China reported no new domestic coronavirus cases Monday, and Beijing appears poised to bring to heel the pandemic's most serious resurgence in months — driven by the highly contagious Delta variant — with mass testing and targeted lockdowns.
The latest outbreak, which began in mid-July when cleaners at a Nanjing airport tested positive, is the most severe since Covid-19 first surfaced in the central city of Wuhan.
Over a thousand people have been infected across dozens of cities.
But Communist authorities reacted with swift localised lockdowns, travel restrictions and mass testing of neighbourhoods with infections as part of their "zero case" approach to the pandemic, which has virtually sealed off China's borders but allowed the economy to rebound.
New domestic infections have been falling for over two weeks.
On Monday, National Health Commission data showed local infections returned to zero after a five week battle.
Meanwhile health experts are attempting to shore up confidence in the country's vaccination drive with leading virologist Zhong Nanshan saying "effective herd immunity" is on the horizon once over 80 percent of the population is vaccinated — a target likely achieved by year-end.

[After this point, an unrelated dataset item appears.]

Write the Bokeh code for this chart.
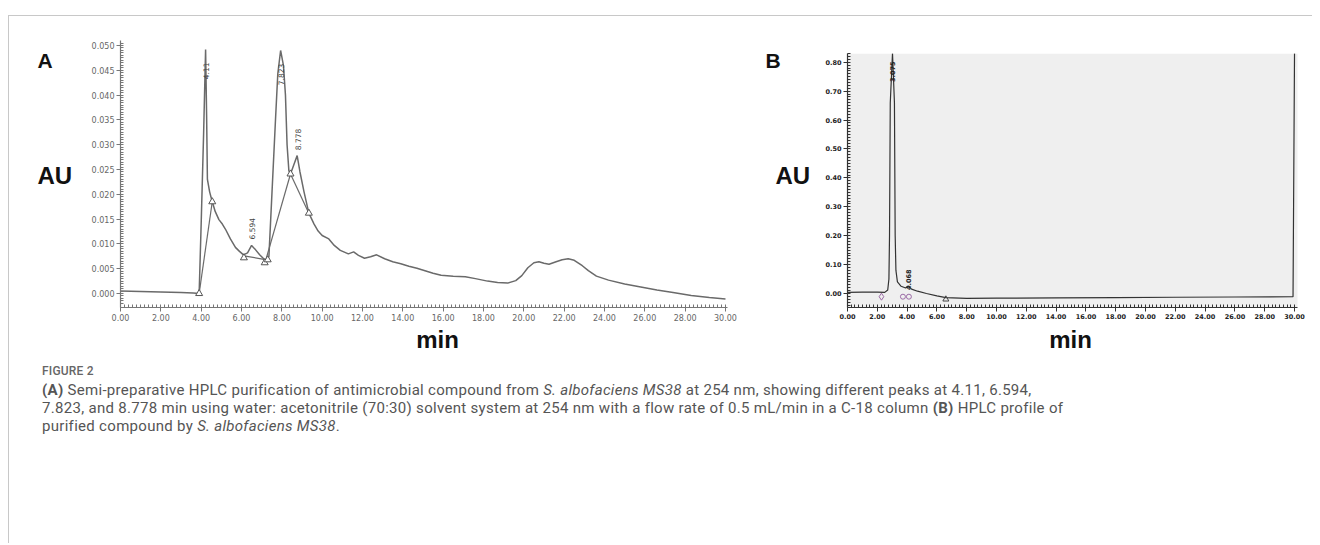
import numpy as np
from bokeh.plotting import figure
from bokeh.models import Range1d, BoxAnnotation, FixedTicker, NumeralTickFormatter, Div
from bokeh.layouts import row, column
from bokeh.embed import file_html
from bokeh.resources import INLINE
from bokeh.core.properties import value

# ---------------- Panel A data (semi-preparative HPLC) ----------------
a_time = [0.0, 1.0, 2.0, 3.0, 3.6, 3.9, 4.0, 4.12, 4.22, 4.27, 4.31, 4.42, 4.55, 4.7, 4.88,
          5.05, 5.2, 5.45, 5.7, 5.9, 6.1, 6.3, 6.5, 6.7, 6.9, 7.1, 7.25, 7.36, 7.69, 7.8,
          7.94, 8.08, 8.18, 8.26, 8.35, 8.43, 8.6, 8.76, 8.9, 9.1, 9.34, 9.6, 9.8, 10.0,
          10.33, 10.6, 10.9, 11.3, 11.56, 11.8, 12.1, 12.4, 12.7, 13.1, 13.5, 13.9, 14.3,
          14.7, 15.1, 15.5, 15.9, 16.5, 17.1, 17.6, 18.2, 18.7, 19.2, 19.6, 19.9, 20.2,
          20.5, 20.75, 21.0, 21.25, 21.6, 21.9, 22.2, 22.5, 22.9, 23.2, 23.6, 24.2, 25.0,
          25.8, 26.6, 27.4, 28.3, 29.2, 30.0]
a_au = [0.0005, 0.0004, 0.0003, 0.0002, 0.0001, 0.0000, 0.0140, 0.0320, 0.0492, 0.0360, 0.0230,
        0.0205, 0.0185, 0.0165, 0.0149, 0.0140, 0.0130, 0.0110, 0.0093, 0.0085, 0.0078, 0.0082,
        0.0097, 0.0088, 0.0078, 0.0070, 0.0066, 0.0075, 0.0354, 0.0443, 0.0490, 0.0460, 0.0400,
        0.0300, 0.0247, 0.0241, 0.0260, 0.0278, 0.0245, 0.0205, 0.0162, 0.0140, 0.0126, 0.0117,
        0.0110, 0.0097, 0.0087, 0.0080, 0.0084, 0.0077, 0.0071, 0.0074, 0.0078, 0.0070, 0.0064,
        0.0060, 0.0055, 0.0051, 0.0046, 0.0041, 0.0037, 0.0035, 0.0034, 0.0030, 0.0025, 0.0022,
        0.0021, 0.0026, 0.0036, 0.0052, 0.0062, 0.0064, 0.0061, 0.0059, 0.0064, 0.0068, 0.0070,
        0.0067, 0.0056, 0.0046, 0.0035, 0.0027, 0.0019, 0.0013, 0.0007, 0.0002, -0.0004,
        -0.0008, -0.0011]
a_drop_time = [[3.9, 4.55], [6.12, 7.25], [7.18, 8.43], [8.43, 9.34]]
a_drop_au = [[0.0, 0.0185], [0.0076, 0.0068], [0.0064, 0.0241], [0.0241, 0.0162]]
a_mark_time = [3.9, 4.55, 6.12, 7.15, 7.3, 8.43, 9.34]
a_mark_au = [0.0, 0.0185, 0.0072, 0.0062, 0.0068, 0.0241, 0.0162]
a_peak_text = ["4.11", "6.594", "7.823", "8.778"]
a_peak_time = [4.22, 6.52, 7.94, 8.78]
a_peak_au = [0.0432, 0.0109, 0.0420, 0.0289]
a_xticks = [0, 2, 4, 6, 8, 10, 12, 14, 16, 18, 20, 22, 24, 26, 28, 30]
a_yticks = [0.000, 0.005, 0.010, 0.015, 0.020, 0.025, 0.030, 0.035, 0.040, 0.045, 0.050]

# ---------------- Panel B data (purified compound) ----------------
b_time = [0.0, 1.0, 2.0, 2.5, 2.7, 2.78, 2.82, 2.87, 3.02, 3.15, 3.2, 3.25, 3.35, 3.6, 3.9,
          4.07, 4.3, 4.7, 5.3, 6.0, 6.6, 8.0, 10.0, 14.0, 18.0, 22.0, 26.0, 29.9, 30.0]
b_au = [0.004, 0.005, 0.005, 0.004, 0.012, 0.05, 0.20, 0.66, 0.831, 0.66, 0.20, 0.08, 0.04,
        0.025, 0.019, 0.026, 0.015, 0.008, 0.0, -0.008, -0.014, -0.017, -0.016, -0.015,
        -0.014, -0.013, -0.012, -0.011, 0.831]
b_diamond_time = [2.28]
b_diamond_au = [-0.011]
b_circle_time = [3.72, 4.12]
b_circle_au = [-0.011, -0.011]
b_tri_time = [6.6]
b_tri_au = [-0.02]
b_peak_text = ["3.075", "4.068"]
b_peak_time = [3.02, 4.1]
b_peak_au = [0.732, 0.012]
b_xticks = [0, 2, 4, 6, 8, 10, 12, 14, 16, 18, 20, 22, 24, 26, 28, 30]
b_yticks = [0.0, 0.1, 0.2, 0.3, 0.4, 0.5, 0.6, 0.7, 0.8]

# panel / axis label texts
panel_letters = ["A", "B"]
y_title = "AU"
x_title = "min"

# ---------------- layout constants (page pixels) ----------------
TOP = 16                 # first pixel row below the grey top rule
HF = 308                 # height of the chart row
HM = 32                  # height of the strip holding the "min" titles
HC = 527 - HF - HM       # caption height
# horizontal cells of the chart row (page x)
LA0, PA0, LB0, PB0, END = 9, 88, 761, 820, 1312
# panel frames on the page
A_L, A_R, A_T, A_B = 120, 727, 40, 307
A_XR, A_YR = (0.0, 30.1), (-0.00282, 0.05101)
B_L, B_R, B_T, B_B = 847, 1297, 53, 307
B_XR, B_YR = (0.0, 30.2), (-0.0484, 0.8304)


def conv(cx, cy, L, R, T, B, xr, yr):
    x = xr[0] + (cx - L) / (R - L) * (xr[1] - xr[0])
    y = yr[0] + (B - cy) / (B - T) * (yr[1] - yr[0])
    return x, y


def finish(p):
    p.grid.visible = False
    p.outline_line_color = None
    p.background_fill_color = "white"
    p.border_fill_color = "white"
    p.frame_align = False
    return p


def make_fig(x0, x1, L, R, T, B, xr, yr):
    p = figure(width=x1 - x0, height=HF, x_range=Range1d(*xr), y_range=Range1d(*yr),
               output_backend="svg", toolbar_location=None, title=None,
               min_border_left=L - x0, min_border_right=x1 - R,
               min_border_top=T - TOP, min_border_bottom=TOP + HF - B)
    return finish(p)


def text_fig(x0, x1, y0, h):
    # a bare canvas whose ranges are page pixels (y downwards)
    p = figure(width=x1 - x0, height=h, x_range=Range1d(x0, x1), y_range=Range1d(y0 + h, y0),
               output_backend="svg", toolbar_location=None, title=None,
               x_axis_type=None, y_axis_type=None,
               min_border_left=0, min_border_right=0, min_border_top=0, min_border_bottom=0)
    return finish(p)


def style_axis(ax, color, lab_color, font_size, bold, ticks, minor, fmt):
    ax.ticker = FixedTicker(ticks=ticks, minor_ticks=minor)
    ax.formatter = NumeralTickFormatter(format=fmt)
    ax.axis_line_color = color
    ax.axis_line_width = 1.2
    ax.major_tick_line_color = color
    ax.minor_tick_line_color = color
    ax.major_tick_out = 4
    ax.major_tick_in = 0
    ax.minor_tick_out = 0
    ax.minor_tick_in = 3
    ax.major_label_standoff = 2
    ax.major_label_text_font = "DejaVu Sans"
    ax.major_label_text_font_size = font_size
    ax.major_label_text_font_style = "bold" if bold else "normal"
    ax.major_label_text_color = lab_color


def bold_text(p, xs, ys, texts, size, align="left"):
    p.text(xs, ys, text=texts, text_font=value("Liberation Sans"), text_font_style="bold",
           text_font_size=size, text_color="#111111", text_align=align,
           text_baseline="middle")


def plain_div(w, h, color=None):
    st = {"background-color": color} if color else {}
    return Div(text="", width=w, height=h, margin=(0, 0, 0, 0), styles=st)


# ---------------- Panel A ----------------
fa = (A_L, A_R, A_T, A_B, A_XR, A_YR)
pa = make_fig(PA0, LB0, *fa)
style_axis(pa.xaxis[0], "#777777", "#666666", "8px", False, a_xticks,
           list(np.arange(0, 30.01, 0.2)), "0.00")
style_axis(pa.yaxis[0], "#777777", "#666666", "8px", False, a_yticks,
           list(np.arange(-0.002, 0.0505, 0.0005)), "0.000")
pa.line(a_time, a_au, line_color="#6a6a6a", line_width=1.5)
pa.multi_line(a_drop_time, a_drop_au, line_color="#6a6a6a", line_width=1.2)
pa.scatter(a_mark_time, a_mark_au, marker="triangle", size=7, fill_color="white",
           line_color="#555555", line_width=1)
pa.text(a_peak_time, a_peak_au, text=a_peak_text, angle=np.pi / 2, text_align="left",
        text_baseline="middle", text_font=value("DejaVu Sans"), text_font_size="7.5px",
        text_color="#444444")

# ---------------- Panel B ----------------
fb = (B_L, B_R, B_T, B_B, B_XR, B_YR)
pb = make_fig(PB0, END, *fb)
gl, gt = conv(821, 53, *fb)
gr, gb = conv(1306, 328, *fb)
pb.add_layout(BoxAnnotation(left=gl, right=gr, top=gt, bottom=gb, fill_color="#efefef",
                            fill_alpha=1.0, line_color=None, level="underlay"))
style_axis(pb.xaxis[0], "#333333", "#222222", "6.5px", True, b_xticks,
           list(np.arange(0, 30.01, 0.25)), "0.00")
style_axis(pb.yaxis[0], "#333333", "#222222", "6.5px", True, b_yticks,
           list(np.arange(-0.04, 0.8305, 0.01)), "0.00")
pb.line(b_time, b_au, line_color="#333333", line_width=1.2)
pb.scatter(b_diamond_time, b_diamond_au, marker="diamond", size=7, fill_color=None,
           line_color="#9b6aa6", line_width=1)
pb.scatter(b_circle_time, b_circle_au, marker="circle", size=5, fill_color=None,
           line_color="#9b6aa6", line_width=1)
pb.scatter(b_tri_time, b_tri_au, marker="triangle", size=6, fill_color=None,
           line_color="#444444", line_width=1)
pb.text(b_peak_time, b_peak_au, text=b_peak_text, angle=np.pi / 2, text_align="left",
        text_baseline="middle", text_font=value("DejaVu Sans"), text_font_size="6.5px",
        text_font_style="bold", text_color="#222222")

# ---------------- big labels: "A"/"B" and "AU" ----------------
la = text_fig(LA0, PA0, TOP, HF)
bold_text(la, [37], [60], [panel_letters[0]], "21px")
bold_text(la, [37], [175], [y_title], "24px")
lb = text_fig(LB0, PB0, TOP, HF)
bold_text(lb, [765], [60], [panel_letters[1]], "21px")
bold_text(lb, [775], [175], [y_title], "24px")

# ---------------- "min" strip ----------------
ms = text_fig(LA0, END, TOP + HF, HM)
bold_text(ms, [437, 1070], [339, 339], [x_title, x_title], "24px", align="center")

# ---------------- Caption ----------------
cap_html = (
    '<div style="font-family:Roboto,sans-serif;color:#555555;padding:7px 0 0 33px;'
    'white-space:nowrap;">'
    '<div style="font-size:12px;line-height:16px;font-weight:500;color:#666666;'
    'letter-spacing:0.2px;">FIGURE 2</div>'
    '<div style="font-size:15px;line-height:18px;margin-top:2px;letter-spacing:0.3px;">'
    '<b>(A)</b> Semi-preparative HPLC purification of antimicrobial compound from '
    '<i>S. albofaciens MS38</i> at 254 nm, showing different peaks at 4.11, 6.594,<br>'
    '7.823, and 8.778 min using water: acetonitrile (70:30) solvent system at 254 nm with a '
    'flow rate of 0.5 mL/min in a C-18 column <b>(B)</b> HPLC profile of<br>'
    'purified compound by <i>S. albofaciens MS38</i>.</div></div>'
)
cap = Div(text=cap_html, width=END - LA0, height=HC, margin=(0, 0, 0, 0))

W_ALL = END - LA0 + 1
top_gap = plain_div(W_ALL + 8, 15)
top_line = row(plain_div(8, 1), plain_div(W_ALL, 1, "#c8c8c8"))
left_gap = plain_div(8, HF + HM + HC)
left_line = plain_div(1, HF + HM + HC, "#c8c8c8")

layout = column(top_gap, top_line,
                row(left_gap, left_line, column(row(la, pa, lb, pb), ms, cap)))

open("out.html", "w").write(file_html(layout, INLINE))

Chinese vaccines have nearly 60 percent efficacy against Delta, with antibodies rising with a booster shot, he added.
As of Saturday, almost 1.94 billion vaccine doses have been administered, official figures show, although the proportion of vaccinated people is unclear.
Officials are using big data to "quickly identify risk areas", isolating high-risk groups in centralised zones, and sharing information quickly between regions, Gao Guangming of the National Health Commission told a recent press conference.
Beijing has also been clamping down on officials who mishandled local outbreaks, with dozens punished as authorities rushed to contain transmissions.